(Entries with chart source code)
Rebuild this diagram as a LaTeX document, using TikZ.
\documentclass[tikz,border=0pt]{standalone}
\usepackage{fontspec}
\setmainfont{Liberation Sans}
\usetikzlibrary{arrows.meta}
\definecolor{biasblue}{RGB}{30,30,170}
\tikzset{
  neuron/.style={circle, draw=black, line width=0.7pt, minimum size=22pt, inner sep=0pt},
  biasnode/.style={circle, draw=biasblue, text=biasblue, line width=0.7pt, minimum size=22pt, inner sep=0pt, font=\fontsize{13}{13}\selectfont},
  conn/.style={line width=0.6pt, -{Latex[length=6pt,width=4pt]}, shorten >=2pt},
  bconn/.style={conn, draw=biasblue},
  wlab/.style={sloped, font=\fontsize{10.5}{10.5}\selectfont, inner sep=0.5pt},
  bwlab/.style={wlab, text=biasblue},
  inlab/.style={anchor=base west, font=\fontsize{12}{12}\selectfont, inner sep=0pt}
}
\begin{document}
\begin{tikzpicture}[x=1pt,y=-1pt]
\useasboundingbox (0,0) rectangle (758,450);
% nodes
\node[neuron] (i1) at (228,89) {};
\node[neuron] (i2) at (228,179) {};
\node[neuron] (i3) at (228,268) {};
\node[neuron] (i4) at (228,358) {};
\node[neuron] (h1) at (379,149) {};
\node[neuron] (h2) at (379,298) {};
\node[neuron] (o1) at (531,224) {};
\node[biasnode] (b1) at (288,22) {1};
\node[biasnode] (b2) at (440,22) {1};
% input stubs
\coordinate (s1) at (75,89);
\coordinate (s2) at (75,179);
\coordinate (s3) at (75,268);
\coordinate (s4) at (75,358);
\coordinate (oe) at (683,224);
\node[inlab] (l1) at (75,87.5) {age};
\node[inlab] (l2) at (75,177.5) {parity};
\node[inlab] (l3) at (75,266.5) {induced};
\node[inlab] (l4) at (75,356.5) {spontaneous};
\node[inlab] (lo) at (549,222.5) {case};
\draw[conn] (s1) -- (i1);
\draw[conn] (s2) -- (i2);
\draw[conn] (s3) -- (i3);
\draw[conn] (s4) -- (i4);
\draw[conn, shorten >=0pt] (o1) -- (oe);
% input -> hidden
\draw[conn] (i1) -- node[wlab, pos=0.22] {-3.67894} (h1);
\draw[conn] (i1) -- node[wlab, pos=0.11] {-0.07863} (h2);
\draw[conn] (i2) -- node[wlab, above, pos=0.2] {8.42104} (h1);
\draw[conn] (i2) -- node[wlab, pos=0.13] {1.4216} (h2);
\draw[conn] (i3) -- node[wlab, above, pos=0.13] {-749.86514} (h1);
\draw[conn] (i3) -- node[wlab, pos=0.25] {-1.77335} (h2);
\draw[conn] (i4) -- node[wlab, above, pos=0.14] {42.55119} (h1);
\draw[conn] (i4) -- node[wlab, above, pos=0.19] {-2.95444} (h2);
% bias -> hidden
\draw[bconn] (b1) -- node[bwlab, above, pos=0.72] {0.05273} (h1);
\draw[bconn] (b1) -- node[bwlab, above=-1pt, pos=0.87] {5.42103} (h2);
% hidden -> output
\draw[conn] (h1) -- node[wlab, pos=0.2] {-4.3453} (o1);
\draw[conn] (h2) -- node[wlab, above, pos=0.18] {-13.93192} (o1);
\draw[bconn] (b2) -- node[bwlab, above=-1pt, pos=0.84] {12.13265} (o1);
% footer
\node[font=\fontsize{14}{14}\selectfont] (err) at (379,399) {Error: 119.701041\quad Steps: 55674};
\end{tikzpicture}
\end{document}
...
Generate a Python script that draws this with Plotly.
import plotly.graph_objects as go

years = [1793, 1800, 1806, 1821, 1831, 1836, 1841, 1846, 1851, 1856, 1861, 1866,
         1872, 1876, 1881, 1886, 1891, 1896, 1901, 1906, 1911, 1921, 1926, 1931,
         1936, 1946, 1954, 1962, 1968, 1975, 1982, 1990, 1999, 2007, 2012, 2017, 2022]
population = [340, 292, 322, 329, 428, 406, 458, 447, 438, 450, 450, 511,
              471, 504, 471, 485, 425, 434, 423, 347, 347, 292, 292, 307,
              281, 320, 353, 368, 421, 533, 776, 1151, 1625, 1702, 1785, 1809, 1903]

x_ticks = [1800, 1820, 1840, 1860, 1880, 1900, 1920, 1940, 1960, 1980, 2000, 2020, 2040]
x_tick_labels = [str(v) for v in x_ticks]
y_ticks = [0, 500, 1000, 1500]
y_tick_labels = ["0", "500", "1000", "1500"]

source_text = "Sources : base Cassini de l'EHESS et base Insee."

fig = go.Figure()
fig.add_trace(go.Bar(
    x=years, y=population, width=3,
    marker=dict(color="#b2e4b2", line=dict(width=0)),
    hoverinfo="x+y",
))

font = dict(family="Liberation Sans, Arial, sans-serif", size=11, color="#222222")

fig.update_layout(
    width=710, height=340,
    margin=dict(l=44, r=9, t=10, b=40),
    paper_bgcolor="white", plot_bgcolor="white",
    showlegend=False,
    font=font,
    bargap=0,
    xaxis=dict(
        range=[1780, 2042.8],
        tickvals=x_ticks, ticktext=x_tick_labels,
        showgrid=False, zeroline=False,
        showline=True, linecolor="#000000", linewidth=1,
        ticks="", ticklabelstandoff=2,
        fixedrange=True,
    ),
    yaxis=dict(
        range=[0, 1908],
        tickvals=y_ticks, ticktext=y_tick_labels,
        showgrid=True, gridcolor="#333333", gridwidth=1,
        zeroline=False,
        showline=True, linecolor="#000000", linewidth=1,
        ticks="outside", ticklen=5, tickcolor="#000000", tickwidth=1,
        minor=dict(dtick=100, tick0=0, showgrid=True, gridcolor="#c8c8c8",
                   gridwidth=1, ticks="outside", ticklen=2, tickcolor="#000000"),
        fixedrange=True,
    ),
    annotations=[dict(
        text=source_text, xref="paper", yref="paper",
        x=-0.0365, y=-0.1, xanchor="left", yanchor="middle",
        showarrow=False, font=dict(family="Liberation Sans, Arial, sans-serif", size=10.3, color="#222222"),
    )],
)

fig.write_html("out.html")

[Aim]
Reproduce, without alteration, solely the lines beginning at the line that includes "Generate a Python" and ending at the line that includes "import plotly.graph_objects as go", both lines included.

[Result of this exercise]
Generate a Python script that draws this with Plotly.
import plotly.graph_objects as go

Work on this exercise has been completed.